Бродский говорил, что Твардовский по психотипу похож на директора крупного завода. Наверное, ему надо было руководить вот таким литературным производством. Другое дело, что он обладал несколько однобокой эстетикой.
Он действительно хорошо знал границы своего вкуса. Но, слава Богу, он умел консультироваться с другими людьми. И поэтому ему хватало толерантности печатать Катаева, которого он не любил вовсе — позднего, уже мовистского периода. Но он говорил, что зато оценит аудитория журнала.
У него хватало вкуса читать Трифонова и печатать его, хотя он прекрасно понимал узость своего понимания. Он искренне не понимал, как построен, например, «Обмен». Он говорил: «Ну зачем вам это отступление про поселок старых большевиков? Так была бы хорошая бытовая новелла». Он не понимал, что эта бытовая новелла без этого отступления была бы плоской. А Трифонов весь на сложном соотношении мотивов — не фабульном, неочевидном, но тем не менее.
Я думаю, что если бы он дожил до повести «Другая жизнь», он был совершенно не понял, про что она.

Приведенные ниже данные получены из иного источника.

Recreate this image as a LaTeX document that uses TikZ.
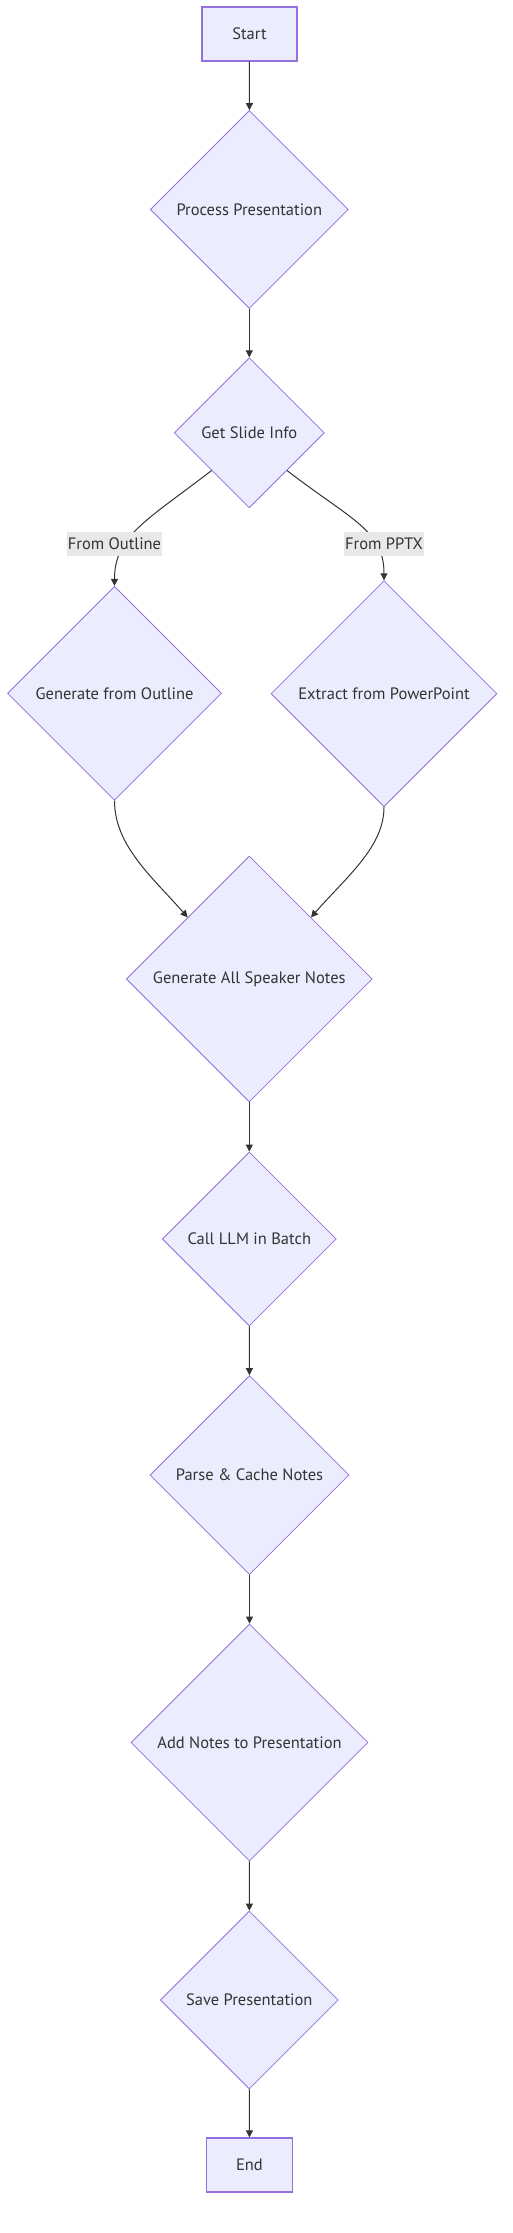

Потому что там очень много всего. И мы-то сегодня уже не до конца это понимаем, забыв. А он еще не до конца это понял бы. Но он бы напечатал, безусловно.
Как редактор журнала, он обладал тремя уникальными качествами. Во-первых, упомянутой широтой вкуса. Во-вторых, умением играть с цензурой, бороться, драться, пробивать своих авторов, и, в общем, абсолютной верностью своим авторам. В-третьих, он обладал тем гениальным общественным темпераментом, который позволял ему поддерживать этот остров правды и свободы в условиях смыкающегося, схлопывающегося времени, иссякающей оттепели и так далее. Он был в этом смысле такой инкарнацией Некрасова — гениальным, неповторимым человеком.